## Task requirements:
How many lines in the records below hold the string "matplotlib"? Please answer with the number and nothing more.

## Extracted information:
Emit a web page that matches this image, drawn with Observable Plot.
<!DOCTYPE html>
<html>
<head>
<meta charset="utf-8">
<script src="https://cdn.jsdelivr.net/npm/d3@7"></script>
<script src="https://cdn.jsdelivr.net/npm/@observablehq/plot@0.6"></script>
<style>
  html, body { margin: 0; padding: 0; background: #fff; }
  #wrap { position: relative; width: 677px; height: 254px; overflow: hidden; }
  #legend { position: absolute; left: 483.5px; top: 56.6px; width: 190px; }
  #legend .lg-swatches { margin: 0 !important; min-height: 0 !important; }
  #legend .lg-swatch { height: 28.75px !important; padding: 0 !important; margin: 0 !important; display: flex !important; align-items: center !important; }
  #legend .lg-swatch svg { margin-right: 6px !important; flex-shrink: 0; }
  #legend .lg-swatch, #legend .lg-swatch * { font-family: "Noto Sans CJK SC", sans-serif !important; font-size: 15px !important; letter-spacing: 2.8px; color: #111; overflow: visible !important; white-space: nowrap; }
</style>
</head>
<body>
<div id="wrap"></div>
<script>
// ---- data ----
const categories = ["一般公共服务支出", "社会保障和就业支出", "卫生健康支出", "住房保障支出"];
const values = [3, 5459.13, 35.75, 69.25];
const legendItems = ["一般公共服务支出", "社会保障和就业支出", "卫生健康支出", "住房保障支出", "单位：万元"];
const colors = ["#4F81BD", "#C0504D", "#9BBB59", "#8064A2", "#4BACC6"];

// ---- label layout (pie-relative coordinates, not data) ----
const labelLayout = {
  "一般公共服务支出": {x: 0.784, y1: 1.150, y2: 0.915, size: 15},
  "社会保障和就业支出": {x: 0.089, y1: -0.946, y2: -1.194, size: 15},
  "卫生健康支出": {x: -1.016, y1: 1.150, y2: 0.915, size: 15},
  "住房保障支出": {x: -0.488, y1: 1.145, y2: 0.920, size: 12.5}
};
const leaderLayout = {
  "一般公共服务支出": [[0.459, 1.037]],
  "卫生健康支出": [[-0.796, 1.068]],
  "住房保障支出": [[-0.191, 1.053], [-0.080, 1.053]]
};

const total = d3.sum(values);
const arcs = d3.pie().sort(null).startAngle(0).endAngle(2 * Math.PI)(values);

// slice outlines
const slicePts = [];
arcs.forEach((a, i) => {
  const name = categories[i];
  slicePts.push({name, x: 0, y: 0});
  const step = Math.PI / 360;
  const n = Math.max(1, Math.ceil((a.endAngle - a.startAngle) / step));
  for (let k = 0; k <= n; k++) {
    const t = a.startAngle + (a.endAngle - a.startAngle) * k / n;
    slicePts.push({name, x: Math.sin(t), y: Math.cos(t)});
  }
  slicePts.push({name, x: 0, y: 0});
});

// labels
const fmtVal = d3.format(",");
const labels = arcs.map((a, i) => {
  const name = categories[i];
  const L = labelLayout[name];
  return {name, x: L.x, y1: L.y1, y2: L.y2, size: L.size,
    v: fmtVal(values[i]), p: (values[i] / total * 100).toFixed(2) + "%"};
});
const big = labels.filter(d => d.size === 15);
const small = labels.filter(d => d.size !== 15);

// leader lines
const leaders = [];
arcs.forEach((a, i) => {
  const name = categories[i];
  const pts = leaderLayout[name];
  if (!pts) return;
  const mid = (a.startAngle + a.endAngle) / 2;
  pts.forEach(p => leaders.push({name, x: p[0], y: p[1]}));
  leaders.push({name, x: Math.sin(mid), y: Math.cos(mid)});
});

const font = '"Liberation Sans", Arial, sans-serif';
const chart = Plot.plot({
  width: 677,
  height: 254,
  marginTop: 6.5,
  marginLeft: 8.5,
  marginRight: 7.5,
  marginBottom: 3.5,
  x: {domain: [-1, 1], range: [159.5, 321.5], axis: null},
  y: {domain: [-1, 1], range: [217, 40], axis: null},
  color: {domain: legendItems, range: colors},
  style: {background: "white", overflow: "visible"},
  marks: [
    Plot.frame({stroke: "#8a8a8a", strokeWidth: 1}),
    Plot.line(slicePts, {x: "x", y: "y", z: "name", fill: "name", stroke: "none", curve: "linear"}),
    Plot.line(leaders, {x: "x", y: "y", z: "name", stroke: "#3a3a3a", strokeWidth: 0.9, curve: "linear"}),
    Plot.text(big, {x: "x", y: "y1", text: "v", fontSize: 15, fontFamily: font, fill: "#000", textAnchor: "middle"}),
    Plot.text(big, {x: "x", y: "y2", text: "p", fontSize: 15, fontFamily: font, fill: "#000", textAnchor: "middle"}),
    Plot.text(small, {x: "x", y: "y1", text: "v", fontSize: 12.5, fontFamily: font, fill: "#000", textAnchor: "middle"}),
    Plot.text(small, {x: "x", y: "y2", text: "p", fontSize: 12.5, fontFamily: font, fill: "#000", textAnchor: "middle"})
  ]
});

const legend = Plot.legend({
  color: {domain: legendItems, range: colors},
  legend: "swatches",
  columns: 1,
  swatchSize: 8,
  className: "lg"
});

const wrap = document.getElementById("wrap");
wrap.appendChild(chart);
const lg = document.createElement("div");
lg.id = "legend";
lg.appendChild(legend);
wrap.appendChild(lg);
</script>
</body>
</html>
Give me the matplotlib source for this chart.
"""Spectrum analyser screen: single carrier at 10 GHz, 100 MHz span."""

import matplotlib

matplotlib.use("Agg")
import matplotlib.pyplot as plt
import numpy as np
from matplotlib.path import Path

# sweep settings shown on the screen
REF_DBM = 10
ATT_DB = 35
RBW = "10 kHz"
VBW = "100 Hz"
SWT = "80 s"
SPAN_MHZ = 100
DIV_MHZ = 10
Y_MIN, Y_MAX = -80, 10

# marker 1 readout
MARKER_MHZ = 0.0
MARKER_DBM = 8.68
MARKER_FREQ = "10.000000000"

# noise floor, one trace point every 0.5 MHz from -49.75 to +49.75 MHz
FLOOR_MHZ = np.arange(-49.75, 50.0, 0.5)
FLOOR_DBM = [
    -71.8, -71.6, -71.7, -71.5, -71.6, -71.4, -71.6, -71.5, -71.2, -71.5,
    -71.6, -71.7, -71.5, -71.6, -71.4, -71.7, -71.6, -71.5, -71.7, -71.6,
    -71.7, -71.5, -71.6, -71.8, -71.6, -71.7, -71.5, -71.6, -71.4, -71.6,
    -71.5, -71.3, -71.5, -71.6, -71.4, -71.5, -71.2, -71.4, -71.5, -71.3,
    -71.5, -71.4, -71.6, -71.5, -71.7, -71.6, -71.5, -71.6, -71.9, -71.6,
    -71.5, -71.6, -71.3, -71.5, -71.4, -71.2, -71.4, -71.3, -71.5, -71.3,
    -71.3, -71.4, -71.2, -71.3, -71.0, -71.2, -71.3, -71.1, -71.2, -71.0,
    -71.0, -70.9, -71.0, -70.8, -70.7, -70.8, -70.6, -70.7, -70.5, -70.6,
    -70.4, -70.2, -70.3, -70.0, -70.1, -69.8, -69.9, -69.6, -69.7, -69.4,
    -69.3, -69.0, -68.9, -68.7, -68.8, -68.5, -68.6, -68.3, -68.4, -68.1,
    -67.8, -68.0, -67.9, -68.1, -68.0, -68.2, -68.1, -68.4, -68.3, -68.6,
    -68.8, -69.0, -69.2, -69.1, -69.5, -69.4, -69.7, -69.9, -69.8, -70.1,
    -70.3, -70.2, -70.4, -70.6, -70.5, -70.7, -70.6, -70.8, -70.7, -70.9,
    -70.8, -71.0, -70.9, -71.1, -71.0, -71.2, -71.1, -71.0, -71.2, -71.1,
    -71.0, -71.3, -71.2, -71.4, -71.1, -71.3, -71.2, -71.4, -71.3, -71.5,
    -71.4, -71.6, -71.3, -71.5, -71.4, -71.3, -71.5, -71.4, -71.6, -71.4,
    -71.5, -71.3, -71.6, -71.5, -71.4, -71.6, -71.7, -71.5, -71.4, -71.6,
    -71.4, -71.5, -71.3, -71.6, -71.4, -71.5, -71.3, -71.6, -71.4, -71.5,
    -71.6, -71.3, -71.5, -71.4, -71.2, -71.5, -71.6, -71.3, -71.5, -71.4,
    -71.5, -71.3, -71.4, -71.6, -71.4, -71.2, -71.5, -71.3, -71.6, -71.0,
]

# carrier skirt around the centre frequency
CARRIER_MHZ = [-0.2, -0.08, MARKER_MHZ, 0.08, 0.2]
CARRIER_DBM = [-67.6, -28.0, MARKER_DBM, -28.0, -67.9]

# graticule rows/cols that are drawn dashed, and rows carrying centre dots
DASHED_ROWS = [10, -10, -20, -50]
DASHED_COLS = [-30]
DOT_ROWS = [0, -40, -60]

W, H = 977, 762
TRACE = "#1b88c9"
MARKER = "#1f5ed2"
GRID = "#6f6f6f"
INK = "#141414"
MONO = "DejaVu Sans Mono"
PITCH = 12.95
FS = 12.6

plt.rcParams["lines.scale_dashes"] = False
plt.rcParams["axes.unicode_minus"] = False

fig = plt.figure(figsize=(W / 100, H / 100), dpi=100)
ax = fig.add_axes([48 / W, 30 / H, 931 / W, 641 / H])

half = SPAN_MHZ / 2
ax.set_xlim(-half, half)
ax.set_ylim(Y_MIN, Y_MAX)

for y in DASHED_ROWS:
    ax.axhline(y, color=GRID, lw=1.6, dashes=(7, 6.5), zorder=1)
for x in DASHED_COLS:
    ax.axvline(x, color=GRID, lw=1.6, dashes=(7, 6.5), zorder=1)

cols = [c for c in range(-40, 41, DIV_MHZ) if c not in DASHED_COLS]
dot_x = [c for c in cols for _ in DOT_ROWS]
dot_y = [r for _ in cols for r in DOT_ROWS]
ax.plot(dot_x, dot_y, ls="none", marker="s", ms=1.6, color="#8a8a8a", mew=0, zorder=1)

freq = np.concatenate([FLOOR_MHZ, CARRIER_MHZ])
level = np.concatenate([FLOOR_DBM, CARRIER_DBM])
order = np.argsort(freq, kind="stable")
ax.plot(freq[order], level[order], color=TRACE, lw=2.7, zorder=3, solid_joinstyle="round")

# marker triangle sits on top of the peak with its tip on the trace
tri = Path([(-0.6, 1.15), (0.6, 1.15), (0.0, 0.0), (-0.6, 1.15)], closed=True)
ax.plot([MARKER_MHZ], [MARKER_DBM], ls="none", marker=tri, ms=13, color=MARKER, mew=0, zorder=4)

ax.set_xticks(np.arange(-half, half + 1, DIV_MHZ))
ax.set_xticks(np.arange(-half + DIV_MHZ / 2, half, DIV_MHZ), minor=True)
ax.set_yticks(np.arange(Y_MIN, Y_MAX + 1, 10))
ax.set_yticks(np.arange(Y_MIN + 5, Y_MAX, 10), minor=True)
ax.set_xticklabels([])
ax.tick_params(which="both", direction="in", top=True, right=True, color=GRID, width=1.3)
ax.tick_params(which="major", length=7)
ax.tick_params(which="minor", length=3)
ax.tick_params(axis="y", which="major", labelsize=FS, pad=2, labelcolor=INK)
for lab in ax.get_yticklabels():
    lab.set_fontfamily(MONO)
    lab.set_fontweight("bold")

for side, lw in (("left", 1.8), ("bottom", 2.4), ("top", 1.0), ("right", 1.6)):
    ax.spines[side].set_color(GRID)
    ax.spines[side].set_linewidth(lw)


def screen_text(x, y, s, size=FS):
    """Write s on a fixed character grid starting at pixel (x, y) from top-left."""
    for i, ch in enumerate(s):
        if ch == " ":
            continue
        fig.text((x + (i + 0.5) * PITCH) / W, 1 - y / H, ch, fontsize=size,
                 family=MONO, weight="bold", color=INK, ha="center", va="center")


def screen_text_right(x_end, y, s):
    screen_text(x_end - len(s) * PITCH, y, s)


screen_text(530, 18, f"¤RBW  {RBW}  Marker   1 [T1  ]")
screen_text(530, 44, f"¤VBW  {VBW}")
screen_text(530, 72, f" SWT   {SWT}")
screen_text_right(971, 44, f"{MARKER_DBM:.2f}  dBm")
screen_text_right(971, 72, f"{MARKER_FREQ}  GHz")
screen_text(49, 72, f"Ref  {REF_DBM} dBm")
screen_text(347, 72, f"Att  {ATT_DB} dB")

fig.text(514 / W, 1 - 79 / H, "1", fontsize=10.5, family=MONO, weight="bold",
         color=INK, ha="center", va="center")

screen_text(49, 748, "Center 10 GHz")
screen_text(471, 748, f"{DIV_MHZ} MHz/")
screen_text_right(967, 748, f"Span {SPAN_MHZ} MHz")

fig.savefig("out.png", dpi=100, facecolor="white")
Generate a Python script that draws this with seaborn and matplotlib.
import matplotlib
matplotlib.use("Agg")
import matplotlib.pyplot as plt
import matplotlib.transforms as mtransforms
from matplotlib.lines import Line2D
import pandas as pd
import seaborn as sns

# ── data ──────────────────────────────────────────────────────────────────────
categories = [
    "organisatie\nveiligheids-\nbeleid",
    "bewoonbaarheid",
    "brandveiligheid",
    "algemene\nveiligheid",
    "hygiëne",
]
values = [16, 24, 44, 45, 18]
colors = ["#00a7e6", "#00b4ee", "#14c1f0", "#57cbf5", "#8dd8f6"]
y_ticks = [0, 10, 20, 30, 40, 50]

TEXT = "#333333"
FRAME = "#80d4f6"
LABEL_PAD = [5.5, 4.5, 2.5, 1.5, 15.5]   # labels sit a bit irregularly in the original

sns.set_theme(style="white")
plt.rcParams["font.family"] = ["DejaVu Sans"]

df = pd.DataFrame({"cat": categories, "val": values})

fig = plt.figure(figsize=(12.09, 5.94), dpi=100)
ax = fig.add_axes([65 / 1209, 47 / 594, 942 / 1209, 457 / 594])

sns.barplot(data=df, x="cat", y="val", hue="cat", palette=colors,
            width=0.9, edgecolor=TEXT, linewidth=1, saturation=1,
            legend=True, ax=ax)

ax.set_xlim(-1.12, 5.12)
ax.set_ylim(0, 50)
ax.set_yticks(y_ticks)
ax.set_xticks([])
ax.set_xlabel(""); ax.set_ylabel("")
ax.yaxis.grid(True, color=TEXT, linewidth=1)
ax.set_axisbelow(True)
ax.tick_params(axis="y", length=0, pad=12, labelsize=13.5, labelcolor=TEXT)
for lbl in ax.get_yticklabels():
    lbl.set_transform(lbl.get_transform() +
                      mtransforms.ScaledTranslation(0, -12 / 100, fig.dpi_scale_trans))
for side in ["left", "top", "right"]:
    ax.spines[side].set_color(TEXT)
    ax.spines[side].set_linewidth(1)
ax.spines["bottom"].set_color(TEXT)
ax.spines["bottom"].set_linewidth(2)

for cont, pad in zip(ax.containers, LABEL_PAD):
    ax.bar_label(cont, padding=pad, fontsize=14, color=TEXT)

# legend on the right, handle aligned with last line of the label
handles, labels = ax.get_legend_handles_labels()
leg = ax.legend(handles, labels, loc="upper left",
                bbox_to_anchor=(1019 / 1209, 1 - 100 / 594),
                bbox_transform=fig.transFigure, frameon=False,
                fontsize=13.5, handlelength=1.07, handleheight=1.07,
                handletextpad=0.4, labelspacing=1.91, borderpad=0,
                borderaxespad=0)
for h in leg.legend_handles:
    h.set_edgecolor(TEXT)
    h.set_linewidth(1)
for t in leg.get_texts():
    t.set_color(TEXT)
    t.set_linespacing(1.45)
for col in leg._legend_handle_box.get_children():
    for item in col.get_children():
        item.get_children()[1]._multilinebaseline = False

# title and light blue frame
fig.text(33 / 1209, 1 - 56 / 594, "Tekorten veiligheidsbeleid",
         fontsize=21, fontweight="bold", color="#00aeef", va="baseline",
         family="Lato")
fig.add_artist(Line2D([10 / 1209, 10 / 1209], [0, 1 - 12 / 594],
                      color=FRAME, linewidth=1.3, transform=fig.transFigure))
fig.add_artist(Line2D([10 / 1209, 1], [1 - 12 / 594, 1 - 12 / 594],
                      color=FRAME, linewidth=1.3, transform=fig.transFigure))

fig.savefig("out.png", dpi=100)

## Task solution:
11